客途「疆」恨 土耳其與哈薩克的維吾爾人

老家位於阿拉木圖的維吾爾著名作曲家阿布拉津·馬沙耶夫,其音樂作品為全球各地的維吾爾人所熟知。除了作曲,馬沙耶夫遵循東突厥斯坦古老傳統手藝製作的樂器,也是名聞遐邇於哈薩克。

受歐亞大陸數世紀的影響下,維吾爾族展現多變的文化樣貌。(攝影/Patrick Wack/Inland)
受歐亞大陸數世紀的影響下,維吾爾族展現多變的文化樣貌。(攝影/Patrick Wack/Inland)

貫穿中亞、西亞、歐洲,聯結地中海諸國陸上通道的古代絲綢路上,存在著一個突厥語古民族:維吾爾族。這個信奉伊斯蘭教的民族,受到歐亞大陸數世紀以來文化的洗禮,長期影響下,呈現了層次多變、采風智薈的文化樣貌。

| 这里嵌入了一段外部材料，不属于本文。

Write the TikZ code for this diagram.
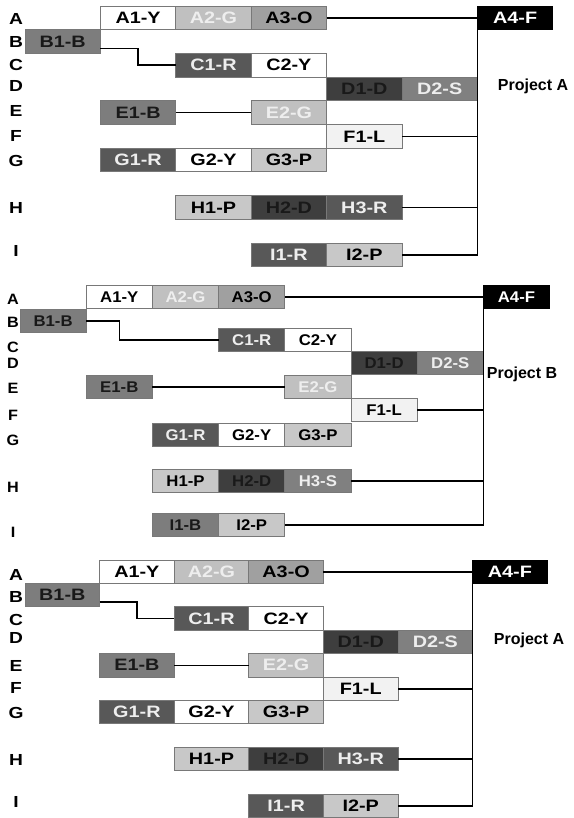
\documentclass[tikz,border=0pt]{standalone}
\usepackage{fontspec}
\setmainfont{Liberation Sans}
\newfontfamily\tilefont[FakeStretch=1.2]{Liberation Sans}
\newfontfamily\tilefontnarrow[FakeStretch=1.08]{Liberation Sans}
\usetikzlibrary{positioning}
\definecolor{tileedge}{RGB}{120,120,120}
\definecolor{shadeG}{RGB}{192,192,192}
\definecolor{shadeO}{RGB}{160,160,160}
\definecolor{shadeB}{RGB}{125,125,125}
\definecolor{shadeR}{RGB}{88,88,88}
\definecolor{shadeD}{RGB}{62,62,62}
\definecolor{shadeS}{RGB}{128,128,128}
\definecolor{shadeL}{RGB}{242,242,242}
\definecolor{shadeP}{RGB}{200,200,200}
\definecolor{paletext}{RGB}{238,238,238}
\tikzset{
    tile/.style={rectangle, draw=tileedge, line width=0.8pt, inner sep=0pt, outer sep=0pt, text centered, font=\tilefont\bfseries\fontsize{16.5}{18}\selectfont},
    tileY/.style={tile, fill=white, text=black},
    tileG/.style={tile, fill=shadeG, text=paletext},
    tileO/.style={tile, fill=shadeO, text=black},
    tileB/.style={tile, fill=shadeB, text=black!90},
    tileR/.style={tile, fill=shadeR, text=paletext},
    tileD/.style={tile, fill=shadeD, text=black!90},
    tileS/.style={tile, fill=shadeS, text=paletext},
    tileL/.style={tile, fill=shadeL, text=black},
    tileP/.style={tile, fill=shadeP, text=black},
    tileF/.style={tile, draw=black, fill=black, text=white},
    rowlabel/.style={font=\tilefont\bfseries\fontsize{16}{18}\selectfont},
    project/.style={font=\bfseries\fontsize{16}{18}\selectfont},
    link/.style={draw=black, line width=1.6pt}
}

\begin{document}
\begin{tikzpicture}[x=1pt, y=-1pt]
    \useasboundingbox (0,0) rectangle (573,818);

    % Top panel
    \begin{scope}[tile/.append style={minimum width=75.4pt, minimum height=23.7pt}]
        \foreach \l/\y in {A/19, B/42, C/65, D/86, E/111, F/136, G/161, H/208, I/251}
            \node[rowlabel] (p1row\l) at (16,\y) {\l};

        \node[tileY, anchor=north west] (p1a1) at (100.4,6) {A1-Y};
        \node[tileG, right=0pt of p1a1] (p1a2) {A2-G};
        \node[tileO, right=0pt of p1a2] (p1a3) {A3-O};
        \node[tileF, anchor=north west] (p1a4) at (477.4,6) {A4-F};
        \node[tileB, anchor=north west] (p1b1) at (25,29.7) {B1-B};
        \node[tileR, anchor=north west] (p1c1) at (175.8,53.4) {C1-R};
        \node[tileY, right=0pt of p1c1] (p1c2) {C2-Y};
        \node[tileD, anchor=north west] (p1d1) at (326.6,77.1) {D1-D};
        \node[tileS, right=0pt of p1d1] (p1d2) {D2-S};
        \node[tileB, anchor=north west] (p1e1) at (100.4,100.8) {E1-B};
        \node[tileG, anchor=north west] (p1e2) at (251.2,100.8) {E2-G};
        \node[tileL, anchor=north west] (p1f1) at (326.6,124.5) {F1-L};
        \node[tileR, anchor=north west] (p1g1) at (100.4,148.2) {G1-R};
        \node[tileY, right=0pt of p1g1] (p1g2) {G2-Y};
        \node[tileP, right=0pt of p1g2] (p1g3) {G3-P};
        \node[tileP, anchor=north west] (p1h1) at (175.8,195.6) {H1-P};
        \node[tileD, right=0pt of p1h1] (p1h2) {H2-D};
        \node[tileR, right=0pt of p1h2] (p1h3) {H3-R};
        \node[tileR, anchor=north west] (p1i1) at (251.2,243) {I1-R};
        \node[tileP, right=0pt of p1i1] (p1i2) {I2-P};

        \node[project] (p1name) at (533,86) {Project A};

        % Connections
        \coordinate (p1bout) at ([yshift=-7pt]p1b1.east);
        \coordinate (p1foot) at (p1i2.east -| p1a4.south west);
        \draw[link] (p1a3) -- (p1a4);
        \draw[link] (p1bout) -- (p1bout -| p1a1.south) |- (p1c1.west);
        \draw[link] (p1e1) -- (p1e2);
        \draw[link] (p1a4.south west) -- (p1foot) -- (p1i2.east);
        \draw[link] (p1f1.east) -- (p1f1.east -| p1a4.south west);
        \draw[link] (p1h3.east) -- (p1h3.east -| p1a4.south west);
    \end{scope}

    % Middle panel
    \begin{scope}[tile/.append style={minimum width=66.2pt, minimum height=23.5pt, font=\tilefontnarrow\bfseries\fontsize{15.5}{18}\selectfont},
                  rowlabel/.append style={font=\tilefontnarrow\bfseries\fontsize{15}{18}\selectfont}]
        \foreach \l/\y in {A/299, B/322, C/347, D/363, E/388, F/415, G/440, H/487, I/532}
            \node[rowlabel] (p2row\l) at (13,\y) {\l};

        \node[tileY, anchor=north west] (p2a1) at (86.2,285) {A1-Y};
        \node[tileG, right=0pt of p2a1] (p2a2) {A2-G};
        \node[tileO, right=0pt of p2a2] (p2a3) {A3-O};
        \node[tileF, anchor=north west] (p2a4) at (483.4,285) {A4-F};
        \node[tileB, anchor=north west] (p2b1) at (20,309) {B1-B};
        \node[tileR, anchor=north west] (p2c1) at (218.6,328) {C1-R};
        \node[tileY, right=0pt of p2c1] (p2c2) {C2-Y};
        \node[tileD, anchor=north west] (p2d1) at (351,351) {D1-D};
        \node[tileS, right=0pt of p2d1] (p2d2) {D2-S};
        \node[tileB, anchor=north west] (p2e1) at (86.2,375) {E1-B};
        \node[tileG, anchor=north west] (p2e2) at (284.8,375) {E2-G};
        \node[tileL, anchor=north west] (p2f1) at (351,398) {F1-L};
        \node[tileR, anchor=north west] (p2g1) at (152.4,423) {G1-R};
        \node[tileY, right=0pt of p2g1] (p2g2) {G2-Y};
        \node[tileP, right=0pt of p2g2] (p2g3) {G3-P};
        \node[tileP, anchor=north west] (p2h1) at (152.4,469) {H1-P};
        \node[tileD, right=0pt of p2h1] (p2h2) {H2-D};
        \node[tileS, right=0pt of p2h2] (p2h3) {H3-S};
        \node[tileB, anchor=north west] (p2i1) at (152.4,513) {I1-B};
        \node[tileP, right=0pt of p2i1] (p2i2) {I2-P};

        \node[project] (p2name) at (522,374) {Project B};

        % Connections
        \coordinate (p2foot) at (p2i2.east -| p2a4.south west);
        \draw[link] (p2a3) -- (p2a4);
        \draw[link] (p2b1.east) -- (p2b1.east -| p2a1.south) |- (p2c1.west);
        \draw[link] (p2e1) -- (p2e2);
        \draw[link] (p2a4.south west) -- (p2foot) -- (p2i2.east);
        \draw[link] (p2f1.east) -- (p2f1.east -| p2a4.south west);
        \draw[link] (p2h3.east) -- (p2h3.east -| p2a4.south west);
    \end{scope}

    % Bottom panel
    \begin{scope}[tile/.append style={minimum width=74.6pt, minimum height=23.4pt}]
        \foreach \l/\y in {A/575, B/597, C/620, D/638, E/666, F/688, G/713, H/760, I/802}
            \node[rowlabel] (p3row\l) at (16,\y) {\l};

        \node[tileY, anchor=north west] (p3a1) at (99.6,560) {A1-Y};
        \node[tileG, right=0pt of p3a1] (p3a2) {A2-G};
        \node[tileO, right=0pt of p3a2] (p3a3) {A3-O};
        \node[tileF, anchor=north west] (p3a4) at (472.6,560) {A4-F};
        \node[tileB, anchor=north west] (p3b1) at (25,583.4) {B1-B};
        \node[tileR, anchor=north west] (p3c1) at (174.2,606.8) {C1-R};
        \node[tileY, right=0pt of p3c1] (p3c2) {C2-Y};
        \node[tileD, anchor=north west] (p3d1) at (323.4,630.2) {D1-D};
        \node[tileS, right=0pt of p3d1] (p3d2) {D2-S};
        \node[tileB, anchor=north west] (p3e1) at (99.6,653.6) {E1-B};
        \node[tileG, anchor=north west] (p3e2) at (248.8,653.6) {E2-G};
        \node[tileL, anchor=north west] (p3f1) at (323.4,677) {F1-L};
        \node[tileR, anchor=north west] (p3g1) at (99.6,700.4) {G1-R};
        \node[tileY, right=0pt of p3g1] (p3g2) {G2-Y};
        \node[tileP, right=0pt of p3g2] (p3g3) {G3-P};
        \node[tileP, anchor=north west] (p3h1) at (174.2,747.2) {H1-P};
        \node[tileD, right=0pt of p3h1] (p3h2) {H2-D};
        \node[tileR, right=0pt of p3h2] (p3h3) {H3-R};
        \node[tileR, anchor=north west] (p3i1) at (248.8,794) {I1-R};
        \node[tileP, right=0pt of p3i1] (p3i2) {I2-P};

        \node[project] (p3name) at (529,640) {Project A};

        % Connections
        \coordinate (p3bout) at ([yshift=-7pt]p3b1.east);
        \coordinate (p3foot) at (p3i2.east -| p3a4.south west);
        \draw[link] (p3a3) -- (p3a4);
        \draw[link] (p3bout) -- (p3bout -| p3a1.south) |- (p3c1.west);
        \draw[link] (p3e1) -- (p3e2);
        \draw[link] (p3a4.south west) -- (p3foot) -- (p3i2.east);
        \draw[link] (p3f1.east) -- (p3f1.east -| p3a4.south west);
        \draw[link] (p3h3.east) -- (p3h3.east -| p3a4.south west);
    \end{scope}
\end{tikzpicture}
\end{document}
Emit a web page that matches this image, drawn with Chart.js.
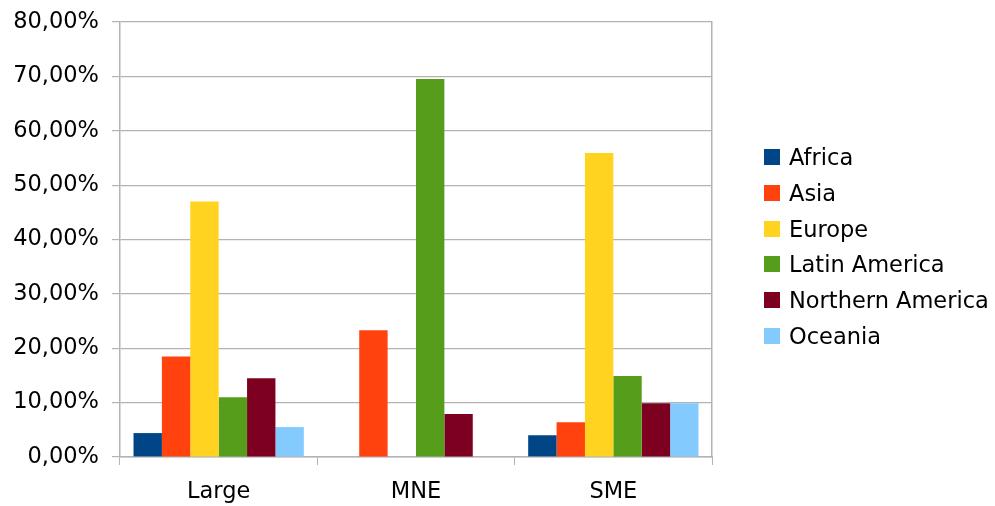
<!DOCTYPE html>
<html>
<head>
<meta charset="utf-8">
<script src="https://cdn.jsdelivr.net/npm/chart.js@4/dist/chart.umd.min.js"></script>
<style>
  html, body { margin: 0; padding: 0; background: #fff; }
  #wrap { position: relative; width: 995px; height: 506px; }
  #legend {
    position: absolute; left: 764px; top: 139.5px;
    font-family: 'DejaVu Sans'; font-size: 22.5px; color: #000;
  }
  #legend .item { height: 35.66px; display: flex; align-items: center; white-space: nowrap; }
  #legend .box { width: 16px; height: 16px; margin-right: 9px; flex: none; }
</style>
</head>
<body>
<div id="wrap">
  <canvas id="chart"></canvas>
  <div id="legend"></div>
</div>
<script>
// Data (percent)
const categories = ['Large', 'MNE', 'SME'];
const africa = [4.4, 0, 4.0];
const asia = [18.5, 23.3, 6.4];
const europe = [47.0, 0, 55.9];
const latinAmerica = [11.0, 69.5, 14.9];
const northernAmerica = [14.5, 7.9, 9.9];
const oceania = [5.5, 0, 9.9];

const yTicks = { min: 0, max: 80, step: 10 };

const series = [
  { label: 'Africa', data: africa, color: '#004586' },
  { label: 'Asia', data: asia, color: '#ff420e' },
  { label: 'Europe', data: europe, color: '#ffd320' },
  { label: 'Latin America', data: latinAmerica, color: '#579d1c' },
  { label: 'Northern America', data: northernAmerica, color: '#7e0021' },
  { label: 'Oceania', data: oceania, color: '#83caff' }
];

const lineColor = '#b3b3b3';
const font = { family: 'DejaVu Sans', size: 22.5 };

const chart = new Chart(document.getElementById('chart'), {
  type: 'bar',
  data: {
    labels: categories,
    datasets: series.map(s => ({
      label: s.label,
      data: s.data,
      backgroundColor: s.color,
      borderWidth: 0,
      categoryPercentage: 0.863,
      barPercentage: 1.0
    }))
  },
  options: {
    responsive: true,
    maintainAspectRatio: false,
    animation: false,
    layout: { padding: { top: 22, left: 0, bottom: 0, right: 282 } },
    plugins: {
      tooltip: { enabled: false },
      legend: { display: false }
    },
    scales: {
      x: {
        grid: {
          drawOnChartArea: false,
          tickLength: 8,
          tickColor: lineColor
        },
        border: { color: lineColor, width: 1.5 },
        ticks: { color: '#000', font: font, padding: 14 },
        afterFit: scale => { scale.height = 49; }
      },
      y: {
        min: yTicks.min,
        max: yTicks.max,
        grid: { color: lineColor, tickLength: 8, lineWidth: 1.2 },
        border: { color: lineColor, width: 1.5 },
        ticks: {
          stepSize: yTicks.step,
          color: '#000',
          font: font,
          padding: 13,
          callback: v => v.toFixed(2).replace('.', ',') + '%'
        },
        afterFit: scale => {
          scale.width = 120;
          scale.paddingTop = 0;
          scale.paddingBottom = 0;
        }
      },
      yRight: {
        position: 'right',
        display: true,
        grid: { drawOnChartArea: false, drawTicks: false },
        border: { color: lineColor, width: 1.5 },
        ticks: { display: false },
        afterFit: scale => {
          scale.width = 1;
          scale.paddingTop = 0;
          scale.paddingBottom = 0;
        }
      }
    }
  }
});

// legend as real text, built from the same series
const legendEl = document.getElementById('legend');
chart.data.datasets.forEach(ds => {
  const row = document.createElement('div');
  row.className = 'item';
  const box = document.createElement('span');
  box.className = 'box';
  box.style.background = ds.backgroundColor;
  const txt = document.createElement('span');
  txt.textContent = ds.label;
  row.appendChild(box);
  row.appendChild(txt);
  legendEl.appendChild(row);
});
</script>
</body>
</html>
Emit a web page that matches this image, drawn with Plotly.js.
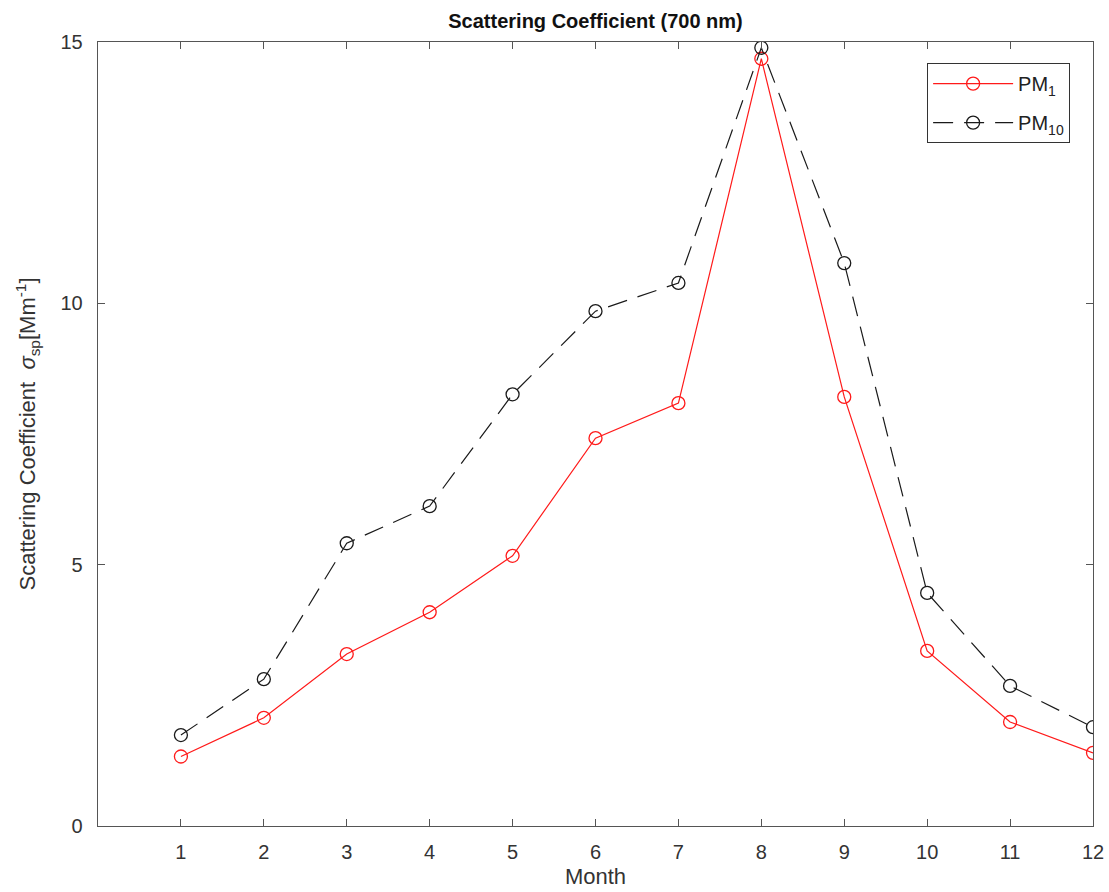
<!DOCTYPE html>
<html>
<head>
<meta charset="utf-8">
<script src="https://cdn.plot.ly/plotly-3.0.1.min.js"></script>
<style>html,body{margin:0;padding:0;background:#fff;}#chart{width:1109px;height:892px;}</style>
</head>
<body>
<div id="chart"></div>
<script>
const months = [1,2,3,4,5,6,7,8,9,10,11,12];
const pm1 = [1.33, 2.07, 3.29, 4.09, 5.17, 7.42, 8.09, 14.68, 8.21, 3.35, 1.99, 1.40];
const pm10 = [1.74, 2.81, 5.41, 6.12, 8.26, 9.85, 10.39, 14.89, 10.77, 4.46, 2.68, 1.89];
const xTicks = [1,2,3,4,5,6,7,8,9,10,11,12];
const yTicks = [0,5,10,15];

const font = 'Liberation Sans, Arial, Helvetica, sans-serif';
const axisColor = '#555555';

const traces = [
  {
    x: months, y: pm1, name: 'PM<sub>1</sub>', type: 'scatter', mode: 'lines+markers', legendgroup: 'a',
    line: {color: '#ff1a1a', width: 1.2},
    marker: {symbol: 'circle-open', size: 13, color: '#ff1a1a', line: {width: 1.3}}
  },
  {
    x: months, y: pm10, name: 'PM<sub>10</sub>', type: 'scatter', mode: 'lines+markers', legendgroup: 'b',
    line: {color: '#1a1a1a', width: 1.2, dash: '20px,11px'},
    marker: {symbol: 'circle-open', size: 13, color: '#1a1a1a', line: {width: 1.3}}
  }
];

const layout = {
  width: 1109, height: 892,
  margin: {l: 98, r: 16, t: 42, b: 66},
  paper_bgcolor: '#ffffff', plot_bgcolor: '#ffffff',
  font: {family: font, color: '#333333', size: 20},
  title: {text: '<b>Scattering Coefficient (700 nm)</b>', font: {size: 20, color: '#111111', family: font},
          x: 0.537, xanchor: 'center', y: 0.977, yanchor: 'middle'},
  showlegend: true,
  legend: {x: 0.977, xanchor: 'right', y: 0.973, yanchor: 'top',
           bordercolor: '#333333', borderwidth: 1, bgcolor: '#ffffff',
           font: {size: 20, color: '#222222', family: font}, itemwidth: 80, tracegroupgap: 10},
  xaxis: {
    range: [0, 12], tickvals: xTicks, ticktext: xTicks.map(String),
    ticks: 'inside', ticklen: 7, tickcolor: axisColor, tickwidth: 1,
    showline: true, linecolor: axisColor, linewidth: 1.3, mirror: 'ticks',
    showgrid: false, zeroline: false, ticklabelstandoff: 8,
    tickfont: {size: 20, color: '#333333'},
    title: {text: 'Month', font: {size: 22, color: '#333333'}, standoff: 6}
  },
  yaxis: {
    range: [0, 15], tickvals: yTicks, ticktext: yTicks.map(String),
    ticks: 'inside', ticklen: 7, tickcolor: axisColor, tickwidth: 1,
    showline: true, linecolor: axisColor, linewidth: 1.3, mirror: 'ticks',
    showgrid: false, zeroline: false, ticklabelstandoff: 10,
    tickfont: {size: 20, color: '#333333'},
    title: {text: 'Scattering Coefficient  <i>σ</i><sub>sp</sub>[Mm<sup>-1</sup>]', font: {size: 22, color: '#333333'}, standoff: 18}
  }
};

Plotly.newPlot('chart', traces, layout, {displayModeBar: false, staticPlot: true});
</script>
</body>
</html>
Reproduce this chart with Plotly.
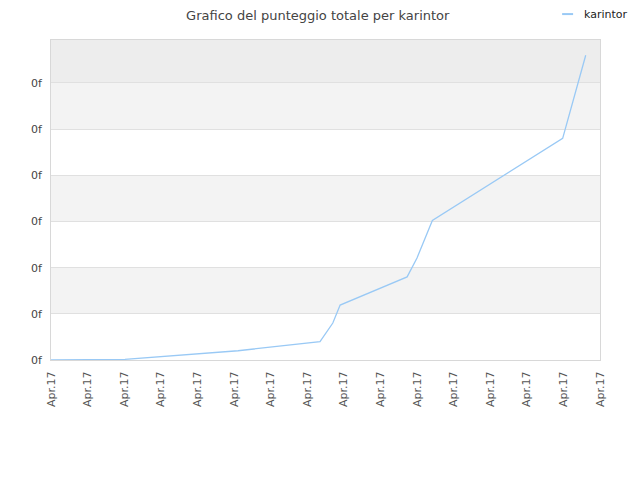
import plotly.graph_objects as go

# positions along the x axis (one unit per tick) and score values (one unit per gridline)
days = [0, 0.46, 2.02, 5.11, 7.35, 7.70, 7.90, 9.73, 10.0, 10.42, 13.98, 14.61]
score = [0, 0, 0.015, 0.20, 0.40, 0.80, 1.19, 1.80, 2.21, 3.02, 4.80, 6.60]

x_ticks = list(range(16))
x_labels = ["Apr.17"] * 16
y_ticks = list(range(7))
y_labels = ["0f"] * 7
series_name = "karintor"
line_color = "#99c9f5"

fig = go.Figure(go.Scatter(
    x=days, y=score, mode="lines", name=series_name,
    line=dict(color=line_color, width=1.3),
))

# alternating background bands
shapes = []
for lo, hi, col in [(1, 2, "#f3f3f3"), (3, 4, "#f3f3f3"), (5, 6, "#f3f3f3"), (6, 6.93, "#ededed")]:
    shapes.append(dict(type="rect", xref="paper", yref="y", x0=0, x1=1, y0=lo, y1=hi,
                       fillcolor=col, line=dict(width=0), layer="below"))

# small legend swatch (plotly's own legend swatch is too long and pushes the margins)
shapes.append(dict(type="line", xref="paper", yref="paper", x0=0.931, x1=0.951, y0=1.081, y1=1.081,
                   line=dict(color=line_color, width=2)))

fig.update_layout(
    width=640, height=480,
    margin=dict(l=43, r=48, t=32, b=128),
    paper_bgcolor="white", plot_bgcolor="white",
    font=dict(family="DejaVu Sans", size=11, color="#444"),
    title=dict(text="Grafico del punteggio totale per karintor", x=0.484, y=0.985,
               xanchor="center", yanchor="middle", font=dict(size=13, color="#444")),
    showlegend=False,
    shapes=shapes,
    annotations=[dict(text=series_name, xref="paper", yref="paper", x=0.967, y=1.081,
                      xanchor="left", yanchor="middle", showarrow=False,
                      font=dict(size=11, color="#222"))],
    xaxis=dict(range=[0, 15], tickvals=x_ticks, ticktext=x_labels, tickangle=-90,
               showgrid=False, zeroline=False, showline=True, linecolor="#d8d8d8",
               mirror=True, ticks="", ticklabelstandoff=6, tickfont=dict(size=11, color="#555")),
    yaxis=dict(range=[0, 6.93], tickvals=y_ticks, ticktext=y_labels,
               showgrid=True, gridcolor="#e0e0e0", zeroline=False, showline=True,
               linecolor="#d8d8d8", mirror=True, ticks="", ticklabelstandoff=6,
               tickfont=dict(size=11, color="#444")),
)

fig.write_html("out.html")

一九九一年蘇聯解體,包含哈薩克(Kazakhstan)、烏茲別克(Uzbekistan)、土庫曼(Turkmenistan)、吉爾吉斯斯坦(Kyrgyzstan)以及塔吉克(Tajikistan),稱之為五斯坦(the five Stans)的西突厥斯坦也陸續獨立。而許多海外維吾爾人稱為「weten」的東突厥斯坦,亦即中國新疆維吾爾族自治區,至今則尚未獨立。

據統計,全球維吾爾族人口約一千兩百萬到一千五百萬名,其中多數分布在中國新疆維吾爾族自治區內。新疆的維吾爾族在一七五九年就受到清朝的統御,這個區域也被稱為東突厥斯坦,然而就文化或歷史淵源上而論,新疆更像是中亞而非中國的一部分。

近年來中國針對新疆維吾爾人進行大規模迫害,意圖抹煞與消滅他們的文化和身分認同。眼見維吾爾族的文化與語言逐漸消失,中國境外的維吾爾人矢志肩負起維護傳統的使命。雖然總人數不到五十萬名(約僅占全球維吾爾人口的5%),但在過去十年來,他們發揮的作用日漸顯著,能見度提高,成效卓著且有目共睹。

二○一○年代新疆獨立抗爭事件後,維吾爾人主要遷移至土耳其及哈薩克;其中,至土耳其的維吾爾人以南疆者居多,而哈薩克的維吾爾人則主要來自北疆。

在土耳其找尋安身立命之所

哈薩克、土耳其和新疆三地區的維吾爾人,由於地理環境、歷史背景的不同,是以在語言、文化和食物上存在著異中有同、同中有異之處。然而毫無二致的是,三地的維吾爾人都意識到傳統文化遺產的重要性,並感受到這些珍寶正面臨威脅而岌岌可危。大部分至土耳其的維吾爾人以來自南疆者居多,而哈薩克的維吾爾人則主要來自北疆。

土耳其伊斯坦堡三十九個區之一的澤伊廷布爾努(Zeytinburnu),位於博斯普魯斯海峽(Bosporus)沿岸,是全世界最繁忙的貨運港口之一,同時也是維吾爾人主要聚集的區域。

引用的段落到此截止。